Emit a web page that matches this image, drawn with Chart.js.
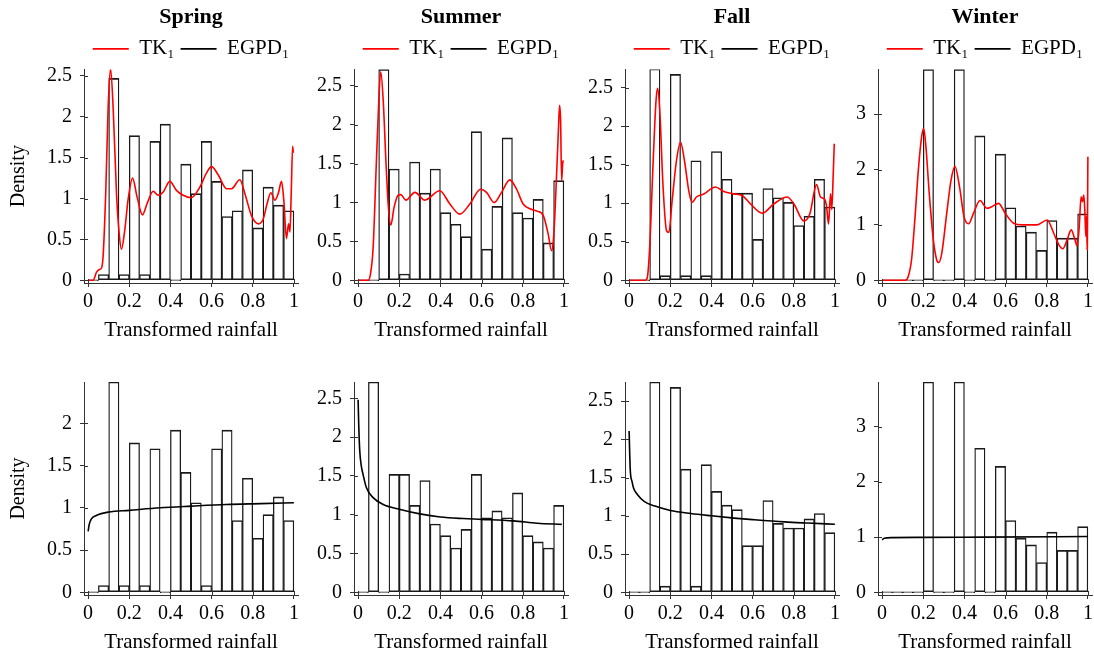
+-------+
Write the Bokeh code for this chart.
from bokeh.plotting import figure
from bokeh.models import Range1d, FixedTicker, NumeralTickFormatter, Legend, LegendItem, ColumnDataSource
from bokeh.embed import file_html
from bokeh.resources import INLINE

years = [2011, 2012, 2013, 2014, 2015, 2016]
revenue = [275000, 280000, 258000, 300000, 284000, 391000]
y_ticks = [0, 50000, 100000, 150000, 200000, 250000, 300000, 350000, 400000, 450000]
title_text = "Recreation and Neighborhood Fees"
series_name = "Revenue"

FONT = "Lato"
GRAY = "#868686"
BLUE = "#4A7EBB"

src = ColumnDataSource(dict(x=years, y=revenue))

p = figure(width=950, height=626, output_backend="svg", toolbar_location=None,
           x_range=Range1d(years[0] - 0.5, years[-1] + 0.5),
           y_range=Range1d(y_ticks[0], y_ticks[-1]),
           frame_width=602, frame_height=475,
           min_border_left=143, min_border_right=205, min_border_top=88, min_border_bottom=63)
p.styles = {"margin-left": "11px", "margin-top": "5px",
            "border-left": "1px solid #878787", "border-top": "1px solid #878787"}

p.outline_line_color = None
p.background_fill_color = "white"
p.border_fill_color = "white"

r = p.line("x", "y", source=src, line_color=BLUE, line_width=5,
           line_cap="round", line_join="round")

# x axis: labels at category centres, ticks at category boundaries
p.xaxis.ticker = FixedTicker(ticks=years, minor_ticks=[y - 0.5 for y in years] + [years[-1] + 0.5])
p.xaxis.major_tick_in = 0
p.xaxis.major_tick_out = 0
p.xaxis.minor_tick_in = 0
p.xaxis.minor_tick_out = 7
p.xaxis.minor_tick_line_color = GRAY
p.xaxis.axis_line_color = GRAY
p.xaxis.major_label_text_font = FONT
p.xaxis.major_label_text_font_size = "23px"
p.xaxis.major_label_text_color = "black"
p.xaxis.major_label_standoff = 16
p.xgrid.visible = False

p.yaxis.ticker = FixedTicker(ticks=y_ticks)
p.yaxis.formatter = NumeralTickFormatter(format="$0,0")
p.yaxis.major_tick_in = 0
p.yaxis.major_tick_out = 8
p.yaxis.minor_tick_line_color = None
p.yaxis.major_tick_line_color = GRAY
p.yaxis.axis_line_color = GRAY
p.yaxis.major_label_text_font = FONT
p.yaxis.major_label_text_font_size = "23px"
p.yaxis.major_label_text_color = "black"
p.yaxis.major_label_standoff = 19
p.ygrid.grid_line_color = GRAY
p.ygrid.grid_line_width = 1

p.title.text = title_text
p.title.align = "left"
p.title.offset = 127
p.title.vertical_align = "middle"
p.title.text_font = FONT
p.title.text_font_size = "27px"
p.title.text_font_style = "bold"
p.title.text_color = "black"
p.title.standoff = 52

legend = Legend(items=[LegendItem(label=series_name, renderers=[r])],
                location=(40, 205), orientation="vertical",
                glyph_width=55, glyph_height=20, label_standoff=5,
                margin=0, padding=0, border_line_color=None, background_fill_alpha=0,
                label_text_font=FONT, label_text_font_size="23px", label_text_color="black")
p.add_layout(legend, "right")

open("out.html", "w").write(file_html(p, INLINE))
+-------+
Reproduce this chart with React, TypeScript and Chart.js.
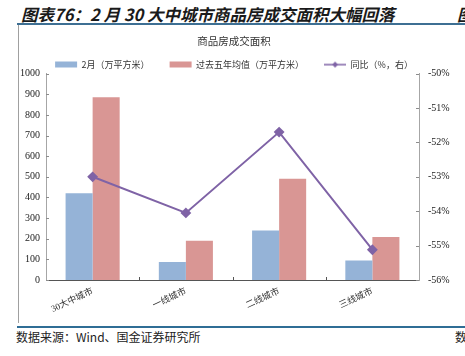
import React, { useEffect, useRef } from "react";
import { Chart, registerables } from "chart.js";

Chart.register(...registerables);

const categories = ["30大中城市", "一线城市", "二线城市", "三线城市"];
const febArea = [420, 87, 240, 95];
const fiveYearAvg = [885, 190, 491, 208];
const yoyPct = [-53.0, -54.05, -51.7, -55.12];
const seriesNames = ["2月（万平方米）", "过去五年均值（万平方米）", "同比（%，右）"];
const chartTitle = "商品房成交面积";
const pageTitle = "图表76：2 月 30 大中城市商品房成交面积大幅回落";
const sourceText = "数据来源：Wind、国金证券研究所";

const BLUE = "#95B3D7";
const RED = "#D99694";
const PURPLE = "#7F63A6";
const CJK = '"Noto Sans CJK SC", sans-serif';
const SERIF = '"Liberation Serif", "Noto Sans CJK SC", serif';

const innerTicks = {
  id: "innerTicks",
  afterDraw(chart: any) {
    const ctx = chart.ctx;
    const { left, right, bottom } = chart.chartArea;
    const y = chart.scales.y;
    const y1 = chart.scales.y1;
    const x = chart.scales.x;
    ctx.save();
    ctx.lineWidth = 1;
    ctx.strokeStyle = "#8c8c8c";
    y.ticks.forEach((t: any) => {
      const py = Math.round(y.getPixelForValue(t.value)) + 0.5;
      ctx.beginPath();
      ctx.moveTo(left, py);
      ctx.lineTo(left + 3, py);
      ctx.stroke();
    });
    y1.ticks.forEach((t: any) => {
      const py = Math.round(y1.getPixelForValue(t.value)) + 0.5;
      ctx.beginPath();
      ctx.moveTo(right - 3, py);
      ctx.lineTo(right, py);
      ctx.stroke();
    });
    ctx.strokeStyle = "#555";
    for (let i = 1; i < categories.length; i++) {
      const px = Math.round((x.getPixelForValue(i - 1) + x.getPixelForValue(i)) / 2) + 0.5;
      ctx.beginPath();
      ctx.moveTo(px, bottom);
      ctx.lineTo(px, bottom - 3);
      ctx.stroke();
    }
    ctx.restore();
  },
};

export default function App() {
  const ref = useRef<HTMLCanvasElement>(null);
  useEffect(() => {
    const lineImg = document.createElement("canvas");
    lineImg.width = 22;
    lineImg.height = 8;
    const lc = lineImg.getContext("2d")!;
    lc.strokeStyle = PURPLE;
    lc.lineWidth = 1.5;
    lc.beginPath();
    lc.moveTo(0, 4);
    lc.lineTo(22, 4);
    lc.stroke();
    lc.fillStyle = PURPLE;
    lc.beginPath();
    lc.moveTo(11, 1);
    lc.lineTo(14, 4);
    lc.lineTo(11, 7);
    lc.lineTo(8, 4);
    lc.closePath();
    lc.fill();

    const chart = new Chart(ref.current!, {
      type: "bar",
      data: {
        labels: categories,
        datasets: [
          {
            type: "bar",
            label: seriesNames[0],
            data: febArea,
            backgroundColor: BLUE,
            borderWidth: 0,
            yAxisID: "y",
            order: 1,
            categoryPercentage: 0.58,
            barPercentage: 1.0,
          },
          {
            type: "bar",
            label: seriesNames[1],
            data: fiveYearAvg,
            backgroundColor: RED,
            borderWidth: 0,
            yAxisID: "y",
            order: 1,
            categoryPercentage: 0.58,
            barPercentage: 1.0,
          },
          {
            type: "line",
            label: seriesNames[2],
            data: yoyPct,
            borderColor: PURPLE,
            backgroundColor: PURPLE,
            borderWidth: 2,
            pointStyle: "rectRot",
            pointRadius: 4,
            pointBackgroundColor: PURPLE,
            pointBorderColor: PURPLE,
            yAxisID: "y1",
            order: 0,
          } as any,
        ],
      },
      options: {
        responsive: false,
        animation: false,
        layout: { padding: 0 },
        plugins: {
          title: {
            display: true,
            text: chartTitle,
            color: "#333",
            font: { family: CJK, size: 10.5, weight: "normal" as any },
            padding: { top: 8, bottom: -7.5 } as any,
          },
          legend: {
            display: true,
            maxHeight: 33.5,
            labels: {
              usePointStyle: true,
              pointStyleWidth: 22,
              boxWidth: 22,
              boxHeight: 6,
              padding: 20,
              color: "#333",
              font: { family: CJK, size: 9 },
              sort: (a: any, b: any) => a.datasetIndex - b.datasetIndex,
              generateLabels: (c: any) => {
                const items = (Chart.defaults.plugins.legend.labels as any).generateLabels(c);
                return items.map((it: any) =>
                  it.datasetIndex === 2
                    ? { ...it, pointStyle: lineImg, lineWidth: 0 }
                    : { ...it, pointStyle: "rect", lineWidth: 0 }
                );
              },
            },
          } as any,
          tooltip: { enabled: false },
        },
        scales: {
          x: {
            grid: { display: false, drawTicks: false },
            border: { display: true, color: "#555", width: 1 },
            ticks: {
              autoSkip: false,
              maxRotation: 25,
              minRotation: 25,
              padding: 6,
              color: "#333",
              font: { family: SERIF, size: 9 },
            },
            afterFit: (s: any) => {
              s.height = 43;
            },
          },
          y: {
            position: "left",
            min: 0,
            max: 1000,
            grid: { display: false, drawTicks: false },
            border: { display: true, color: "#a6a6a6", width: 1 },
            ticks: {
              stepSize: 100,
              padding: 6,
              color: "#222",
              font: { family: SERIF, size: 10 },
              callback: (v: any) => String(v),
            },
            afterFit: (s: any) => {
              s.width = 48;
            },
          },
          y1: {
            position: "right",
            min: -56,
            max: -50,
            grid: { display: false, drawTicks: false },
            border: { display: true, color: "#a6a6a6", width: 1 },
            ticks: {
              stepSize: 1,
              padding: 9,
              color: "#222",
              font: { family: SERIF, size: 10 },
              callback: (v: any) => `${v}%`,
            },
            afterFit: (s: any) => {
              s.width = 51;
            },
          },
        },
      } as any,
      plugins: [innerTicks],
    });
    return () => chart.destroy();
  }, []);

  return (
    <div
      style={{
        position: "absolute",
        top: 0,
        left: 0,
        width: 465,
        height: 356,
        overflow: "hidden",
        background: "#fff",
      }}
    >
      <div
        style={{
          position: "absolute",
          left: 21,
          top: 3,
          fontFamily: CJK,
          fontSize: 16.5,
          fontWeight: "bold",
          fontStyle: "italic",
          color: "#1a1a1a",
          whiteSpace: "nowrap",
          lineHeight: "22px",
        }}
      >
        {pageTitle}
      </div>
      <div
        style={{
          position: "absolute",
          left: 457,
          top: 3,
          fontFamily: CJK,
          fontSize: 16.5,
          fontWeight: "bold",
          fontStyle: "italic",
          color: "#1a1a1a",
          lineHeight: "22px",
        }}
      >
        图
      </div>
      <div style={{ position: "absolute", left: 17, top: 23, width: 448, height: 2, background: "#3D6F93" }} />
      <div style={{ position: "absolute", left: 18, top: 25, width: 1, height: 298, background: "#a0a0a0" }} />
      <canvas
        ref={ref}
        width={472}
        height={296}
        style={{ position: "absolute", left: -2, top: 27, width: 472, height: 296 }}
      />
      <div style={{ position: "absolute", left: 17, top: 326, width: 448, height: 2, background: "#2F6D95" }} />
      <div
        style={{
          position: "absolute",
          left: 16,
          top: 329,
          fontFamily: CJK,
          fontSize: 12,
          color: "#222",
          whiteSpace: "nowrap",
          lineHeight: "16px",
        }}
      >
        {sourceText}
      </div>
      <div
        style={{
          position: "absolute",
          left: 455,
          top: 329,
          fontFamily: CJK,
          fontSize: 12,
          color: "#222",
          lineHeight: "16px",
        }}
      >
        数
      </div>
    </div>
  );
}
+-------+
THE TASK:
Return only the number of lines in the entries that contain the string "React".

CORRECT OUTPUT:
2